» **Written problem**
Locate the word "this" in the material, then show every line that holds it.

» **Data rows**
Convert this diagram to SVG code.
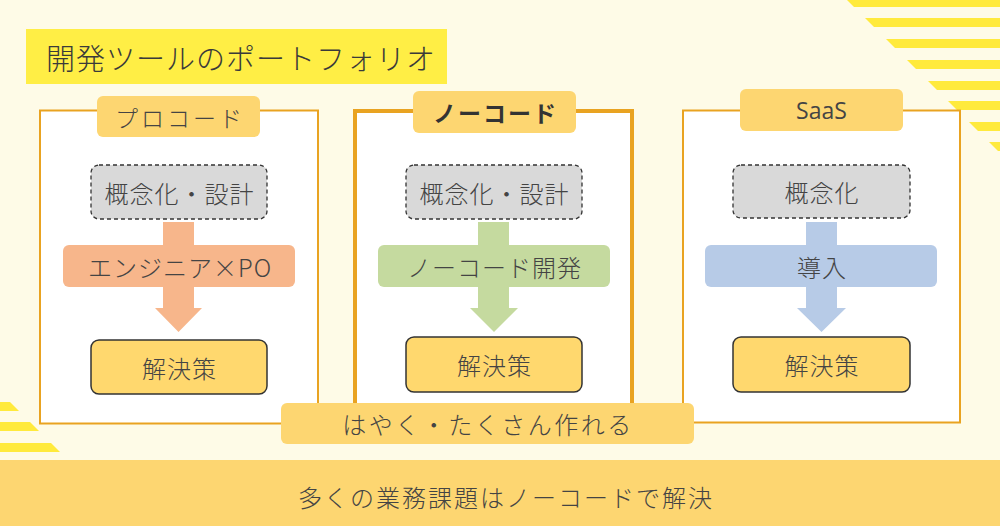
<svg xmlns="http://www.w3.org/2000/svg" width="1000" height="526" viewBox="0 0 1000 526">
<defs>
<style>
.t{font-family:"Noto Sans CJK JP","Noto Sans",sans-serif;fill:#444;font-size:24px;font-weight:300;text-anchor:middle;dominant-baseline:central;letter-spacing:1px}
.panel{fill:#fff;stroke:#E9A321;stroke-width:2}
.label{fill:#FDD671}
.dash{fill:#D9D9D9;stroke:#333;stroke-width:1.3;stroke-dasharray:4 3}
.sol{fill:#FFD86E;stroke:#333;stroke-width:1.5}
.stripe{fill:#FFEA3C}
</style>
<clipPath id="tr"><polygon points="847,0 1000,0 1000,153"/></clipPath>
<clipPath id="bl"><polygon points="0,392 0,526 134,526"/></clipPath>
</defs>
<rect width="1000" height="526" fill="#FEFBE7"/>
<g clip-path="url(#tr)">
<rect class="stripe" x="840" y="-2" width="160" height="9"/>
<rect class="stripe" x="840" y="18" width="160" height="9"/>
<rect class="stripe" x="840" y="39" width="160" height="9"/>
<rect class="stripe" x="840" y="60" width="160" height="9"/>
<rect class="stripe" x="840" y="81" width="160" height="9"/>
<rect class="stripe" x="840" y="101" width="160" height="9"/>
<rect class="stripe" x="840" y="122" width="160" height="9"/>
<rect class="stripe" x="840" y="142" width="160" height="9"/>
</g>
<g clip-path="url(#bl)">
<rect class="stripe" x="0" y="402" width="140" height="9"/>
<rect class="stripe" x="0" y="422" width="140" height="9"/>
<rect class="stripe" x="0" y="443" width="140" height="9"/>
</g>
<g id="title">
<rect x="26" y="29" width="421" height="55" fill="#FFEE45"/>
<text class="t" x="46" y="57" style="text-anchor:start;font-size:29px;fill:#3a3a3a;letter-spacing:1px">開発ツールのポートフォリオ</text>
</g>
<g id="panel-procode">
<rect class="panel" x="40" y="110.5" width="278" height="313"/>
<rect class="label" x="97" y="96" width="163" height="41" rx="6"/>
<text class="t" x="180" y="116.5" style="font-size:23px;letter-spacing:3px">プロコード</text>
</g>
<g id="panel-nocode">
<rect class="panel" x="355" y="111" width="277" height="300" style="stroke-width:4"/>
<rect class="label" x="413" y="91" width="163" height="42" rx="6"/>
<text class="t" x="495.5" y="112" style="font-size:23px;font-weight:bold;fill:#333;letter-spacing:2px">ノーコード</text>
</g>
<g id="panel-saas">
<rect class="panel" x="683" y="110.5" width="277" height="312"/>
<rect class="label" x="740" y="89" width="163" height="42" rx="6"/>
<text class="t" x="821.5" y="110" style="font-size:23px;font-weight:normal;letter-spacing:0;font-family:'Open Sans','Noto Sans',sans-serif">SaaS</text>
</g>
<g id="connectors">
<polygon points="163,222 194,222 194,308 202,308 178.5,332 155,308 163,308" fill="#F7B68B"/>
<polygon points="478,222 509,222 509,308 518,308 494,332 470,308 478,308" fill="#C5DA9F"/>
<polygon points="806,222 837,222 837,308 846,308 821.5,332 797,308 806,308" fill="#B7CBE7"/>
</g>
<g id="concept-procode">
<rect class="dash" x="91" y="165" width="176" height="54" rx="8"/>
<text class="t" x="179.5" y="192">概念化・設計</text>
</g>
<g id="dev-procode">
<rect x="63" y="245" width="232" height="42" rx="6" fill="#F7B68B"/>
<text class="t" x="180" y="266">エンジニア×PO</text>
</g>
<g id="solution-procode">
<rect class="sol" x="91" y="340" width="176" height="54" rx="8"/>
<text class="t" x="179.5" y="367">解決策</text>
</g>
<g id="concept-nocode">
<rect class="dash" x="406" y="165" width="176" height="54" rx="8"/>
<text class="t" x="494.5" y="192">概念化・設計</text>
</g>
<g id="dev-nocode">
<rect x="378" y="245" width="232" height="42" rx="6" fill="#C5DA9F"/>
<text class="t" x="494.5" y="266">ノーコード開発</text>
</g>
<g id="solution-nocode">
<rect class="sol" x="406" y="337" width="176" height="55" rx="8"/>
<text class="t" x="494.5" y="364">解決策</text>
</g>
<g id="concept-saas">
<rect class="dash" x="733" y="165" width="177" height="53" rx="8"/>
<text class="t" x="822" y="191">概念化</text>
</g>
<g id="dev-saas">
<rect x="705" y="245" width="232" height="42" rx="6" fill="#B7CBE7"/>
<text class="t" x="822" y="266">導入</text>
</g>
<g id="solution-saas">
<rect class="sol" x="733" y="337" width="177" height="55" rx="8"/>
<text class="t" x="822" y="364">解決策</text>
</g>
<g id="fast">
<rect class="label" x="281" y="403" width="413" height="41" rx="6"/>
<text class="t" x="488" y="423.5" style="letter-spacing:2.5px">はやく・たくさん作れる</text>
</g>
<g id="footer">
<rect x="0" y="460" width="1000" height="66" fill="#FDD671"/>
<text class="t" x="506" y="496" style="letter-spacing:2px">多くの業務課題はノーコードで解決</text>
</g>
</svg>
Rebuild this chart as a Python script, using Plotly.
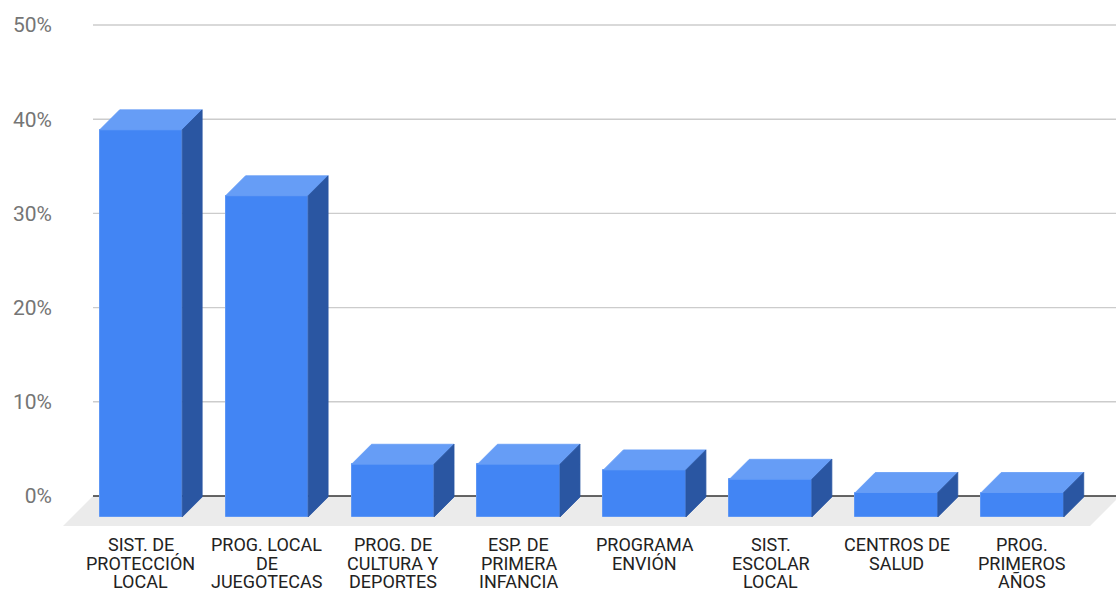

» **The response**
Convert this diagram to SVG code.
Rebuild this chart as a Python script, using Plotly.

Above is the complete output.